= 1661 in literature =

This article presents lists of the literary events and publications in 1661.

==Events==
- August 24 – Samuel Pepys sees the new production of Hamlet by Sir William Davenant's troupe of actors, the Duke's Company, with the innovation of stage scenery. The Duke's Company have recently moved from the Salisbury Court Theatre to the theatre at Lincoln's Inn Fields, where they have been joined by Thomas Betterton; Pepys praises Betterton's Prince Hamlet as "beyond imagination."
- December 28 – Controversial author James Harrington is arrested on a charge of conspiracy, while working on his final publication, A System of Politics.
- Unknown dates
  - The Book of Kells (c. 800) is presented to Trinity College Dublin.
  - Bishop John Gauden claims authorship of Eikon Basilike (1649).
  - Third edition of Izaak Walton's The Compleat Angler.
  - The trend toward closet drama (often highly politicized), which distinguished the English Civil War and Interregnum periods, does not immediately end once the theatres re-open with the Restoration — as the publication of Hell's High Court of Justice (below) illustrates.
  - Abraham Cowley's pamphlet The Advancement of Experimental Philosophy helps inspire the foundation of the Royal Society.
  - The library of Frederick William, Elector of Brandenburg, is opened to the public at Cölln as the "Library of the Elector" (Churfürstliche Bibliothek zu Cölln an der Spree), foundation of the Berlin State Library.
  - A legal deposit obligation is laid on publishers in Sweden.
  - Francis Kirkman, in Westminster (London) operates an early form of lending library, based on a collection of his own works.

==New books==
===Prose===
- Robert Boyle – The Sceptical Chymist
- Gauthier de Costes, seigneur de la Calprenède – Faramond (Pharamond)
- Abraham Cowley – The Advancement of Experimental Philosophy
- Sir Robert Dudley – Dell'Arcano del Mare
- John Evelyn – Tyrannus, or The Mode
- Marchamont Nedham – A Short History of the English Rebellion
- Katarina Zrinska – Putni tovaruš

===Drama===
- Anonymous ("J. D.") – Hell's High Court of Justice, or the Trial of the Three Politic Ghosts, viz.
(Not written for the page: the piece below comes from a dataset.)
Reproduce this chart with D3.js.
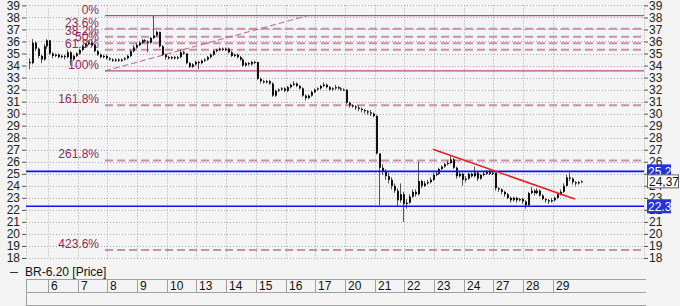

Oliver Cromwell, the King of Sweden, and Cardinal Mazarin (published)
- George Villiers, Duke of Buckingham (after Fletcher) – The Chances
- Pedro Calderón de la Barca – Las tres justicias en una
- George Cartwright – The Heroic Lover, or the Infanta of Spain (published)
- Thomas Corneille – Camma
- Abraham Cowley – The Cutter of Coleman Street
- Robert Davenport – The City Nightcap (published)
- Richard Flecknoe – Erminia, or the Fair and Virtuous Lady (published)
- John Fountain – The Rewards of Virtue (published)
- Thomas Fuller – Andronicus (published)
- Francis Kirkman – The Presbyterian Lash (published)
- Thomas Middleton – Hengist, King of Kent (published)
- Molière – Dom Garcie de Navarre, ou le Prince jaloux
- Roger Boyle, 1st Earl of Orrery – The Generall (written)
- William Rowley & Thomas Heywood (?) – The Thracian Wonder (published); previously misattributed to Webster, exact authorship still uncertain, probably written c.1600/10
- Samuel Tuke – The Adventures of Five Hours (published adaptation of Antonio Coello's Los empeños de seis horas, c. 1642)
- John Webster & William Rowley – A Cure for a Cuckold (published)

==Births==
- January 30 – Charles Rollin, French historian and educator (died 1741)
- April 16 – Charles Montagu, 1st Earl of Halifax, English poet and statesman (died 1715)
- April – Anne Finch, Countess of Winchilsea, English poet (died 1720)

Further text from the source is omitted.